I’ve been using Julia to work with output from a stellar evolution code. My data files have several columns (~60 or more) and hundreds of rows. In previous versions of Julia, I used readtable in the DataFrame package to work with my data. I really appreciated that readtable not only read the numerical data, but also the headers, which I could then call by their names. For example: if I read file X as
data = readtable(X, skipstart=5, separator = ’ ')
and one of the column headers is “star_age”, then I could operate on, plot with, etc. the that column with
data[:star_age]
Since readtable has been depreciated, it is not clear to me what the best package to use is. It’s been previously noted that read in the CSV package is very slow. I’ve also found that CSV.read and DelimitedFiles.readdlm require specifying the header names? Since my files have ~60 columns, I’d rather not do that.
The previous thread on CSV.read has others who experience it taking nearly an hour to read files - this has been my experience, although I haven’t timed it.
With the header option as true in DelimitedFiles.readdlm, I get the headers as an array separate from the numbers. However DataFrames.readtable seemed to make the headers into structures, so I didn’t need to manually specify the header names.
Unless there are ways to make CSV faster and either language recognize the headers so they’re easy to work with, I’m not sure what the most efficient way to proceed is.
The thread you linked is somewhat old and seems to have been using Julia 0.6. There might no longer be problems if you use Julia 1.0. Have you tried this?
If you like R and data.table, you could use RCall.jl to read the data in R and pull it into Julia as a DataFrame.
I happened to have cooked up a CSV reader this past weekend. The goal is to read small/medium sized files into DataFrame more quickly. It’s very WIP but somewhat functional.
Thank you all for your responses and suggestions. I’m following up with more details about my issues with CSV.read.
Here is a link to an example output file from the stellar evolution code that I mentioned. It has 61 columns and 177 rows of data, not considering all of the header data.
With readtable in DataFrame, which is now depreciated, I was able to read all of the data, and the entire file was imported as a data frame. Here is a screenshot
In contrast, with read in CSV, it takes a noticeably longer time to read the same file, and it doesn’t do so correctly in either Julia 0.7 or Julia 1.0 Here is a screenshot, where the file is read as 177 rows and 141 columns rather than the 61 actual columns. There are also a lot of missing values, which are not actually missing in the file, nor were noted with DataFrame.readtable.
So going back to why I started this thread: How should I efficiently import a file with a large number of columns now that DataFrames.readtable has been depreciated? Is there a way to make CSV.read work for my data files? Is there a different package I should use?
I think your problem is that your history.data file is nastily formatted. There’s an irregular header of 5 rows, as you note. More importantly, the separator character is not a comma but instead whitespace of variable length! Yikes!

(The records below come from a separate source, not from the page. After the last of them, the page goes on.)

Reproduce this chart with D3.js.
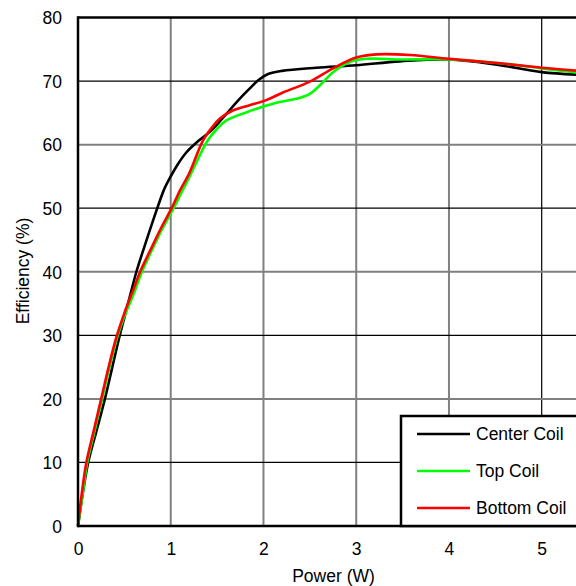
<!DOCTYPE html>
<html><head><meta charset="utf-8">
<script src="https://cdn.jsdelivr.net/npm/d3@7"></script>
<style>html,body{margin:0;padding:0;background:#fff;overflow:hidden}text{font-family:Arial,"Liberation Sans",sans-serif}</style>
</head><body><svg id="c" width="576" height="586"></svg>
<script>
const xTicks = [0,1,2,3,4,5];
const yTicks = [0,10,20,30,40,50,60,70,80];
const seriesNames = ["Center Coil","Top Coil","Bottom Coil"];
const centerX = [0,0.05,0.11,0.2,0.29,0.37,0.45,0.54,0.63,0.74,0.855,0.93,1.0,1.08,1.17,1.3,1.42,1.55,1.73,1.85,1.95,2.05,2.2,2.57,3.0,3.47,4.0,4.55,5.0,5.4];
const centerY = [0,5,10,15,20,25,30,35,40,45,50,53,55,57,58.8,60.6,62,64,67,68.8,70.2,71.1,71.6,72.1,72.5,73.1,73.4,72.5,71.4,71.0];
const topX = [0,0.05,0.1,0.18,0.26,0.34,0.42,0.5,0.6,0.69,0.8,0.9,1.03,1.1,1.2,1.4,1.5,1.6,1.82,2.0,2.14,2.35,2.5,2.62,2.75,2.93,3.11,3.47,4.0,4.55,5.0,5.4];
const topY = [0,5,10,15,20,25,29.5,33,36.5,40,43.5,46.5,50,52,54.9,60.7,62.5,63.8,65.1,66,66.6,67.2,68.0,69.5,71.4,73,73.5,73.4,73.4,72.8,72.0,71.3];
const bottomX = [0,0.04,0.09,0.17,0.25,0.33,0.41,0.5,0.6,0.67,0.8,0.9,1.01,1.1,1.2,1.35,1.45,1.53,1.675,1.85,2.03,2.21,2.5,2.75,3.0,3.22,3.58,4.0,4.55,5.0,5.4];
const bottomY = [0,5,10,15,20,25,29.5,33.5,37.3,40,44,47,50,52.8,55.5,60.7,62.8,64.1,65.4,66.2,67.0,68.2,69.9,72,73.7,74.2,74.1,73.5,72.8,72.1,71.6];

const svg = d3.select("#c");
const x = d3.scaleLinear().domain([0,5.5]).range([78, 78+5.5*92.74]);
const y = d3.scaleLinear().domain([0,80]).range([526,17.5]);

// grid
const gGrid = svg.append("g");
xTicks.filter(t=>t>0).forEach(t=>{
  const dark = t===5;
  gGrid.append("line").attr("x1",x(t)).attr("x2",x(t)).attr("y1",y(0)).attr("y2",y(80))
    .attr("stroke",dark?"#000":"#808080").attr("stroke-width",dark?1.2:2);
});
yTicks.filter(t=>t>0&&t<80).forEach(t=>{
  const dark = (t/10)%2===1;
  gGrid.append("line").attr("x1",x(0)).attr("x2",x(5.5)).attr("y1",y(t)).attr("y2",y(t))
    .attr("stroke",dark?"#000":"#808080").attr("stroke-width",dark?1.2:2);
});

// series
const data = [
  {name:seriesNames[0], xs:centerX, ys:centerY, color:"#000000"},
  {name:seriesNames[1], xs:topX, ys:topY, color:"#00ff00"},
  {name:seriesNames[2], xs:bottomX, ys:bottomY, color:"#ff0000"}
];
const line = d3.line().x(d=>x(d[0])).y(d=>y(d[1])).curve(d3.curveCatmullRom.alpha(0.5));
data.forEach(s=>{
  const pts = s.xs.map((v,i)=>[v,s.ys[i]]);
  svg.append("path").attr("d",line(pts)).attr("fill","none").attr("stroke",s.color)
    .attr("stroke-width",2.6).attr("stroke-linejoin","round");
});

// frame
svg.append("line").attr("x1",x(0)).attr("x2",x(5.5)).attr("y1",y(80)).attr("y2",y(80)).attr("stroke","#000").attr("stroke-width",2.5);
svg.append("line").attr("x1",x(0)).attr("x2",x(5.5)).attr("y1",y(0)).attr("y2",y(0)).attr("stroke","#000").attr("stroke-width",2.5);
svg.append("line").attr("x1",x(0)).attr("x2",x(0)).attr("y1",y(0)+1.25).attr("y2",y(80)-1.25).attr("stroke","#000").attr("stroke-width",2.5);

// axes labels
const xAxis = d3.axisBottom(x).tickValues(xTicks).tickFormat(d3.format("d")).tickSize(0).tickPadding(0);
const gx = svg.append("g").attr("transform",`translate(0,${y(0)})`).call(xAxis);
gx.select(".domain").remove();
gx.selectAll("text").attr("dy",null).attr("y",29).attr("font-size",17.5).attr("fill","#000").attr("font-family","Arial, 'Liberation Sans', sans-serif");
const yAxis = d3.axisLeft(y).tickValues(yTicks).tickFormat(d3.format("d")).tickSize(0).tickPadding(0);
const gy = svg.append("g").attr("transform",`translate(62,0)`).call(yAxis);
gy.select(".domain").remove();
gy.selectAll("text").attr("x",0).attr("dy","0.36em").attr("font-size",17.5).attr("fill","#000").attr("font-family","Arial, 'Liberation Sans', sans-serif");

svg.append("text").attr("x",333.5).attr("y",581.5).attr("text-anchor","middle").attr("font-size",17.5).text("Power (W)");
svg.append("text").attr("transform","translate(29,271) rotate(-90)").attr("text-anchor","middle").attr("font-size",17.5).text("Efficiency (%)");

// legend
const lg = svg.append("g");
lg.append("rect").attr("x",401).attr("y",416).attr("width",200).attr("height",526-416).attr("fill","#fff").attr("stroke","#000").attr("stroke-width",2.5);
const rowsY = [434,471,508];
data.forEach((s,i)=>{
  lg.append("line").attr("x1",417).attr("x2",470).attr("y1",rowsY[i]).attr("y2",rowsY[i]).attr("stroke",s.color).attr("stroke-width",2.6);
  lg.append("text").attr("x",476).attr("y",rowsY[i]).attr("dy","0.36em").attr("font-size",17.5).text(s.name);
});
</script></body></html>
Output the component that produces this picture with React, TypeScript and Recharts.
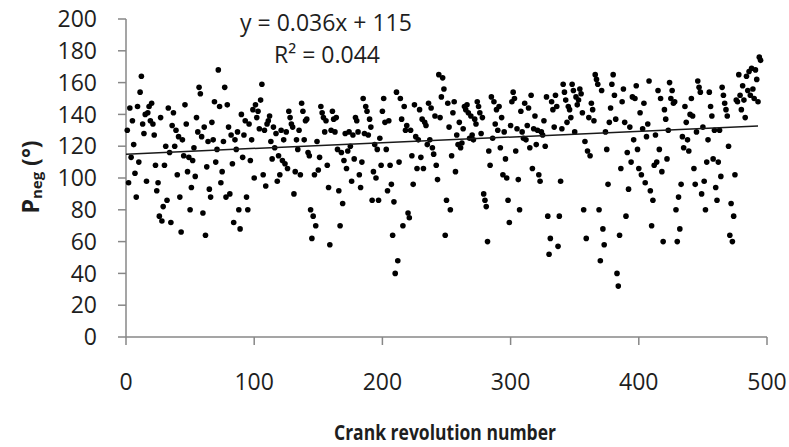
import { ScatterChart, Scatter, XAxis, YAxis } from "recharts";

// P_neg (deg) for each crank revolution (rev 1..495)
const pnegValues = [
  130, 97, 144, 113, 136, 121, 103, 88, 145, 110,
  154, 164, 134, 128, 140, 98, 141, 145, 136, 147,
  134, 127, 108, 92, 97, 76, 138, 73, 82, 108,
  120, 86, 144, 116, 72, 133, 141, 120, 130, 102,
  126, 88, 66, 124, 114, 146, 134, 104, 113, 80,
  94, 111, 119, 101, 138, 129, 157, 153, 126, 78,
  132, 64, 107, 123, 93, 88, 135, 124, 148, 110,
  118, 168, 145, 97, 104, 123, 157, 88, 146, 132,
  90, 127, 109, 72, 124, 118, 129, 80, 68, 140,
  113, 127, 136, 88, 80, 134, 111, 124, 143, 100,
  146, 138, 142, 131, 149, 159, 102, 130, 95, 134,
  136, 139, 123, 112, 132, 119, 128, 98, 114, 102,
  130, 111, 124, 109, 129, 106, 142, 138, 134, 132,
  90, 104, 124, 118, 130, 102, 147, 142, 124, 136,
  137, 116, 114, 80, 62, 76, 102, 70, 123, 105,
  113, 145, 141, 138, 129, 136, 108, 94, 58, 130,
  142, 137, 129, 138, 118, 92, 70, 116, 84, 111,
  128, 106, 117, 129, 120, 98, 127, 112, 138, 136,
  129, 102, 94, 110, 150, 128, 145, 142, 127, 137,
  132, 86, 104, 121, 100, 118, 86, 125, 108, 142,
  150, 135, 118, 92, 136, 108, 96, 64, 85, 40,
  154, 48, 110, 150, 137, 70, 145, 130, 133, 78,
  75, 130, 114, 96, 146, 126, 106, 124, 143, 113,
  137, 106, 135, 133, 121, 147, 124, 144, 119, 115,
  139, 108, 99, 165, 138, 151, 163, 156, 64, 86,
  147, 132, 80, 114, 141, 148, 104, 127, 121, 135,
  119, 122, 131, 145, 143, 146, 141, 125, 139, 127,
  124, 137, 134, 148, 145, 141, 128, 138, 90, 86,
  82, 60, 117, 108, 151, 125, 148, 134, 143, 130,
  145, 119, 138, 102, 129, 112, 100, 86, 72, 133,
  148, 154, 150, 117, 131, 99, 80, 142, 129, 125,
  147, 124, 133, 144, 119, 152, 106, 131, 139, 121,
  130, 102, 98, 129, 127, 136, 120, 151, 76, 52,
  62, 148, 143, 132, 152, 145, 57, 76, 98, 131,
  159, 154, 149, 135, 145, 143, 138, 159, 155, 129,
  151, 146, 149, 156, 153, 141, 80, 123, 62, 117,
  138, 114, 147, 143, 136, 165, 162, 159, 80, 48,
  155, 68, 58, 129, 118, 96, 135, 144, 159, 165,
  152, 137, 40, 32, 64, 106, 148, 156, 135, 76,
  116, 93, 132, 110, 151, 124, 150, 158, 118, 106,
  141, 102, 131, 147, 97, 126, 134, 161, 92, 70,
  86, 108, 127, 110, 155, 118, 150, 104, 60, 143,
  137, 112, 130, 160, 150, 155, 147, 148, 80, 60,
  88, 68, 96, 126, 119, 145, 135, 124, 117, 140,
  150, 139, 106, 96, 129, 161, 157, 154, 90, 132,
  98, 80, 110, 124, 154, 145, 139, 112, 130, 94,
  86, 110, 130, 101, 157, 152, 147, 143, 139, 120,
  64, 84, 60, 76, 102, 149, 148, 165, 152, 143,
  158, 149, 138, 164, 155, 167, 152, 169, 156, 150,
  168, 162, 148, 176, 174,
];

const xTicks = [0, 100, 200, 300, 400, 500];
const yTicks = [0, 20, 40, 60, 80, 100, 120, 140, 160, 180, 200];

// linear trendline end points as drawn
const trendRevs = [0, 493];
const trendPneg = [115, 132.7];

const points = pnegValues.map((p, i) => ({ rev: i + 1, pneg: p }));
const trendData = trendRevs.map((r, i) => ({ rev: r, pneg: trendPneg[i] }));

const FONT = "'Open Sans', 'Liberation Sans', sans-serif";
const AXIS = "#878787";

const Dot = (props: any) => (
  <circle cx={props.cx} cy={props.cy} r={2.8} fill="#000" />
);

const NoDot = () => <g />;

const App = () => {
  const tickStyle = { fontSize: 23, fill: "#1e1e1e", fontFamily: FONT };
  return (
    <div style={{ position: "relative", width: 789, height: 447, background: "#fff" }}>
      <style>{"body{margin:0}"}</style>
      <ScatterChart
        width={789}
        height={447}
        margin={{ top: 19, right: 22, bottom: 0, left: 0 }}
      >
        <XAxis
          type="number"
          dataKey="rev"
          domain={[0, 500]}
          ticks={xTicks}
          interval={0}
          height={110}
          tickSize={8}
          tickMargin={29}
          tick={tickStyle}
          axisLine={{ stroke: AXIS, strokeWidth: 1.5 }}
          tickLine={{ stroke: AXIS, strokeWidth: 1.5 }}
        />
        <YAxis
          type="number"
          dataKey="pneg"
          domain={[0, 200]}
          ticks={yTicks}
          interval={0}
          width={126}
          tickSize={8}
          tickMargin={21}
          tick={tickStyle}
          axisLine={{ stroke: AXIS, strokeWidth: 1.5 }}
          tickLine={{ stroke: AXIS, strokeWidth: 1.5 }}
        />
        <Scatter data={points} shape={Dot} isAnimationActive={false} />
        <Scatter
          data={trendData}
          line={{ stroke: "#1a1a1a", strokeWidth: 1.5 }}
          shape={NoDot}
          isAnimationActive={false}
        />
      </ScatterChart>
      <svg
        width={789}
        height={447}
        style={{ position: "absolute", left: 0, top: 0, pointerEvents: "none" }}
        fontFamily={FONT}
        fill="#1e1e1e"
      >
        <text x={326} y={22} textAnchor="middle" dominantBaseline="central" fontSize={23}>
          y = 0.036x + 115
        </text>
        <text x={327} y={54} textAnchor="middle" dominantBaseline="central" fontSize={23}>
          R² = 0.044
        </text>
        <text
          x={445}
          y={432}
          textAnchor="middle"
          dominantBaseline="central"
          fontSize={21}
          fontWeight="bold"
          textLength={222}
          lengthAdjust="spacingAndGlyphs"
        >
          Crank revolution number
        </text>
        <text
          transform="translate(30,177) rotate(-90)"
          textAnchor="middle"
          dominantBaseline="central"
          fontSize={23}
          fontWeight="bold"
        >
          P
          <tspan fontSize={15} dy={6}>neg</tspan>
          <tspan dy={-6}> (°)</tspan>
        </text>
      </svg>
    </div>
  );
};

export default App;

I replaced all horizontal whitespace (regex /h+, though I don’t know regex and that was just from a quick search, perhaps there’s a better way) with the , character. Then doing CSV.read("/path/to/history.data"; header = 6) works fine and takes 0.05 seconds.
Perhaps CSV.jl could auto-detect the separator or easily support variable-length whitespace separators, though I assume that’d come at a speed penalty.
CSV.read has gained a new skiprepeated keyword argument recently, but it’s not yet in a released version (see this PR).
Also note that even if readtable is deprecated, it won’t be removed from DataFrames until all of these issues are fixed, so you can keep using it for now.
@evanfields I realize that the file has a unideal format I wouldn’t want to change the formatting because:
Since I have several files formatted the same way, it would be time intensive to add commas like you did.
More importantly: The stellar evolution code both writes and reads files with this formatting, so if I did change the file formatting, I couldn’t use them in the code again
I would say that astrophysicists are clumsy coders, but one of the writers of the stellar evolution code is a real computer scientist who developed the PDF with Adobe.
@nalimilan When I try to use readtable with Julia 1.0, not only do I get a depreciation warning, but also a Method Error. With Julia 0.6.4, I see the depreciation warning, but not the Method Error warning, so it does actually work. Is this a version difference? I have DataFrames 0.11.6 with Julia 0.6.4 and DataFrames 0.13.1 with Julia 1.0
@aaowens & @pdeffebach Thanks for the notes about using R. I haven’t used RCall in Julia before. When I tried to call data.table, I get this error - I feel like I must be missing something basic about RCall
Good catch, we missed a deprecation. I’ve filed a PR.
FWIW, better use Julia 0.7 for some time as it prints deprecation warnings in many cases where Julia 1.0 just errors. Packages haven’t all been completely ported yet.